== Stored data
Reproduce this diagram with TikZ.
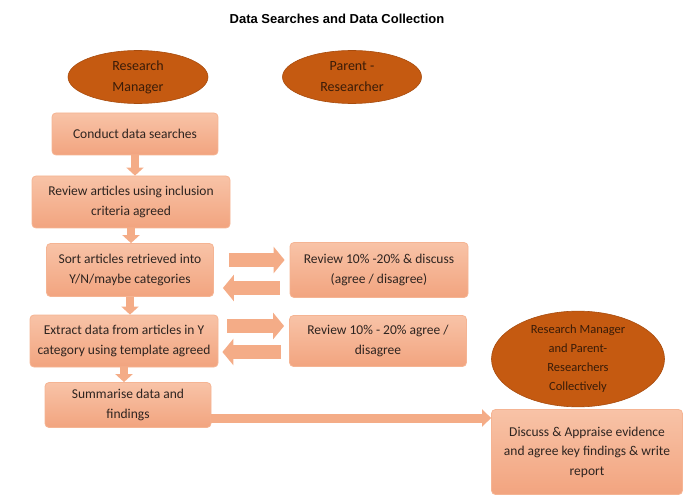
\documentclass[tikz,border=0pt]{standalone}
\usepackage{fontspec}
\setmainfont{Carlito}
\newfontfamily\titlefont{Liberation Sans}
\usetikzlibrary{shapes.geometric,arrows.meta}
\definecolor{boxtop}{HTML}{F8C3A7}
\definecolor{boxbottom}{HTML}{F2A47F}
\definecolor{boxline}{HTML}{F5B493}
\definecolor{ovalfill}{HTML}{C55A11}
\definecolor{ovaltext}{HTML}{3A1C08}
\definecolor{arrowfill}{HTML}{F4AC87}
\definecolor{inktext}{HTML}{2E2420}

\begin{document}
\begin{tikzpicture}[x=1pt,y=-1pt,
    stepbox/.style={draw=boxline, top color=boxtop, bottom color=boxbottom, rounded corners=4pt, line width=0.8pt,
        align=center, text=inktext, font=\fontsize{13.5}{19.5}\selectfont, inner sep=2pt},
    oval/.style={ellipse, draw=ovalfill!85!black, fill=ovalfill, line width=0.6pt,
        align=center, text=ovaltext, font=\fontsize{14}{21}\selectfont, inner sep=0pt},
    downarrow/.style={arrowfill, line width=8pt, -{Triangle[width=17pt,length=8pt]}},
    sidearrow/.style={arrowfill, line width=14pt, -{Triangle[width=26pt,length=11pt]}},
    longarrow/.style={arrowfill, line width=9pt, -{Triangle[width=17pt,length=9pt]}}]
    \useasboundingbox (0,0) rectangle (699,497);

    \node[font=\titlefont\bfseries\fontsize{13}{15}\selectfont] (title) at (337,19) {Data Searches and Data Collection};

    \node[oval, minimum width=140pt, minimum height=53pt] (manager) at (138,77) {Research\\Manager};
    \node[oval, minimum width=139pt, minimum height=53pt] (parent) at (352,77) {Parent -\\Researcher};
    \node[oval, minimum width=173pt, minimum height=78pt, font=\fontsize{12.5}{19}\selectfont] (together) at (578,359)
        {Research Manager\\and Parent-\\Researchers\\Collectively};

    \node[stepbox, minimum width=166pt, minimum height=42pt] (conduct) at (135,134) {Conduct data searches};
    \node[stepbox, minimum width=198pt, minimum height=52pt] (screen) at (131,202) {Review articles using inclusion\\criteria agreed};
    \node[stepbox, minimum width=167pt, minimum height=53pt] (sort) at (130,270) {Sort articles retrieved into\\Y/N/maybe categories};
    \node[stepbox, minimum width=178pt, minimum height=55pt] (check1) at (379,270) {Review 10\% -20\% \& discuss\\(agree / disagree)};
    \node[stepbox, minimum width=188pt, minimum height=52pt] (extract) at (124,341) {Extract data from articles in Y\\category using template agreed};
    \node[stepbox, minimum width=177pt, minimum height=51pt] (check2) at (378,341) {Review 10\% - 20\% agree /\\disagree};
    \node[stepbox, minimum width=166pt, minimum height=45pt] (summary) at (128,405) {Summarise data and\\findings};
    \node[stepbox, minimum width=191pt, minimum height=85pt] (discuss) at (587,452)
        {Discuss \& Appraise evidence\\and agree key findings \& write\\report};

    \draw[downarrow] (conduct.south) -- (conduct.south |- screen.north);
    \draw[downarrow] (screen.south) -- (screen.south |- sort.north);
    \draw[downarrow] (sort.south) -- (sort.south |- extract.north);
    \draw[downarrow] (extract.south) -- (extract.south |- summary.north);

    \draw[sidearrow, shorten <=15pt, shorten >=5pt] ([yshift=10pt]sort.east) -- ([yshift=10pt]sort.east -| check1.west);
    \draw[sidearrow, shorten <=10pt, shorten >=9pt] ([yshift=-18pt]check1.west) -- ([yshift=-18pt]check1.west -| sort.east);
    \draw[sidearrow, shorten <=9pt, shorten >=5pt] ([yshift=15pt]extract.east) -- ([yshift=15pt]extract.east -| check2.west);
    \draw[sidearrow, shorten <=8pt, shorten >=4pt] ([yshift=-11pt]check2.west) -- ([yshift=-11pt]check2.west -| extract.east);

    \draw[longarrow] ([yshift=-13pt]summary.east) -- ([yshift=-13pt]summary.east -| discuss.west);
\end{tikzpicture}
\end{document}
====
→ Problem to work on: Retype the whole listing exactly and leave the pictures out.

→ Full solution:
Reproduce this diagram with TikZ.
\documentclass[tikz,border=0pt]{standalone}
\usepackage{fontspec}
\setmainfont{Carlito}
\newfontfamily\titlefont{Liberation Sans}
\usetikzlibrary{shapes.geometric,arrows.meta}
\definecolor{boxtop}{HTML}{F8C3A7}
\definecolor{boxbottom}{HTML}{F2A47F}
\definecolor{boxline}{HTML}{F5B493}
\definecolor{ovalfill}{HTML}{C55A11}
\definecolor{ovaltext}{HTML}{3A1C08}
\definecolor{arrowfill}{HTML}{F4AC87}
\definecolor{inktext}{HTML}{2E2420}

\begin{document}
\begin{tikzpicture}[x=1pt,y=-1pt,
    stepbox/.style={draw=boxline, top color=boxtop, bottom color=boxbottom, rounded corners=4pt, line width=0.8pt,
        align=center, text=inktext, font=\fontsize{13.5}{19.5}\selectfont, inner sep=2pt},
    oval/.style={ellipse, draw=ovalfill!85!black, fill=ovalfill, line width=0.6pt,
        align=center, text=ovaltext, font=\fontsize{14}{21}\selectfont, inner sep=0pt},
    downarrow/.style={arrowfill, line width=8pt, -{Triangle[width=17pt,length=8pt]}},
    sidearrow/.style={arrowfill, line width=14pt, -{Triangle[width=26pt,length=11pt]}},
    longarrow/.style={arrowfill, line width=9pt, -{Triangle[width=17pt,length=9pt]}}]
    \useasboundingbox (0,0) rectangle (699,497);

    \node[font=\titlefont\bfseries\fontsize{13}{15}\selectfont] (title) at (337,19) {Data Searches and Data Collection};

    \node[oval, minimum width=140pt, minimum height=53pt] (manager) at (138,77) {Research\\Manager};
    \node[oval, minimum width=139pt, minimum height=53pt] (parent) at (352,77) {Parent -\\Researcher};
    \node[oval, minimum width=173pt, minimum height=78pt, font=\fontsize{12.5}{19}\selectfont] (together) at (578,359)
        {Research Manager\\and Parent-\\Researchers\\Collectively};

    \node[stepbox, minimum width=166pt, minimum height=42pt] (conduct) at (135,134) {Conduct data searches};
    \node[stepbox, minimum width=198pt, minimum height=52pt] (screen) at (131,202) {Review articles using inclusion\\criteria agreed};
    \node[stepbox, minimum width=167pt, minimum height=53pt] (sort) at (130,270) {Sort articles retrieved into\\Y/N/maybe categories};
    \node[stepbox, minimum width=178pt, minimum height=55pt] (check1) at (379,270) {Review 10\% -20\% \& discuss\\(agree / disagree)};
    \node[stepbox, minimum width=188pt, minimum height=52pt] (extract) at (124,341) {Extract data from articles in Y\\category using template agreed};
    \node[stepbox, minimum width=177pt, minimum height=51pt] (check2) at (378,341) {Review 10\% - 20\% agree /\\disagree};
    \node[stepbox, minimum width=166pt, minimum height=45pt] (summary) at (128,405) {Summarise data and\\findings};
    \node[stepbox, minimum width=191pt, minimum height=85pt] (discuss) at (587,452)
        {Discuss \& Appraise evidence\\and agree key findings \& write\\report};

    \draw[downarrow] (conduct.south) -- (conduct.south |- screen.north);
    \draw[downarrow] (screen.south) -- (screen.south |- sort.north);
    \draw[downarrow] (sort.south) -- (sort.south |- extract.north);
    \draw[downarrow] (extract.south) -- (extract.south |- summary.north);

    \draw[sidearrow, shorten <=15pt, shorten >=5pt] ([yshift=10pt]sort.east) -- ([yshift=10pt]sort.east -| check1.west);
    \draw[sidearrow, shorten <=10pt, shorten >=9pt] ([yshift=-18pt]check1.west) -- ([yshift=-18pt]check1.west -| sort.east);
    \draw[sidearrow, shorten <=9pt, shorten >=5pt] ([yshift=15pt]extract.east) -- ([yshift=15pt]extract.east -| check2.west);
    \draw[sidearrow, shorten <=8pt, shorten >=4pt] ([yshift=-11pt]check2.west) -- ([yshift=-11pt]check2.west -| extract.east);

    \draw[longarrow] ([yshift=-13pt]summary.east) -- ([yshift=-13pt]summary.east -| discuss.west);
\end{tikzpicture}
\end{document}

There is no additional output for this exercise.